If you’ve ever lived in a city, you know that construction is a non-stop business. Regardless of the weather, temperature, or time of year, projects must continue according to their schedule. However, since it’s people that are doing the work on construction sites, their comfort matters (and is also legally required). Borne out of a need to maintain climate control in extreme conditions for the workers, such as working outside on 95 degree days or subzero days, rental equipment is often brought on site. Before you make a decision, you need to take into consideration the type of job that is being performed, and these four key factors.
- Safety: Make sure that you know your equipment and how to handle it according to the manufacturer’s recommendations, including how it is to be installed. Understand its rating — for indoor use, outdoor use, or both — and stick to the instructions: rental heaters and rental air conditioners can suddenly become very expensive if you break them.

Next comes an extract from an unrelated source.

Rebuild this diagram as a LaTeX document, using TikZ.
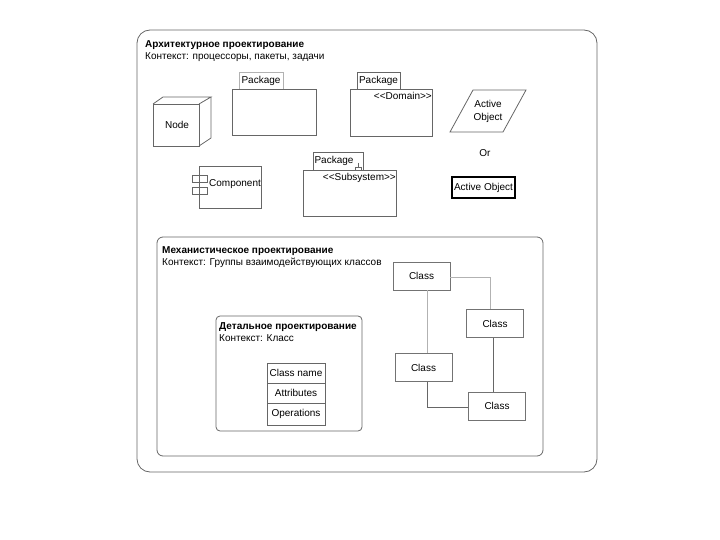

- Regulations: Temporary heating and temporary cooling solutions may need to follow certain county/city regulatory rules. It’s important to contact your local fire marshal to guarantee you aren’t accidentally breaking any of them. For example, some sites have sound/noise limitations and will require sound containment panels.
- Ventilation: Portable air conditioner rentals can produce a lot of exhaust and condensate, so it’s necessary to ensure they’re in a space that experiences constant airflow and possess the correct ducts to direct hot air out of the area. In fact, demand controlled ventilation is required in spaces larger than 500 sq. feet with an average of 25 people per 1,000 sq. feet.
- Power: Temporary heating solutions usually run on fuel, so determining the type of fuel will help you figure out how much power it’s going to take to function; many construction sites have constraints on the amount of power that they can use simply due to location or capability of the generator. You’ll want to look for one that offers high performance and low amp draw to get the most bang for your buck.
Every job site has its own goals and structure, so every job site is going to be different. However, these tips will help ensure you don’t accidentally end up wasting time and money on the wrong equipment.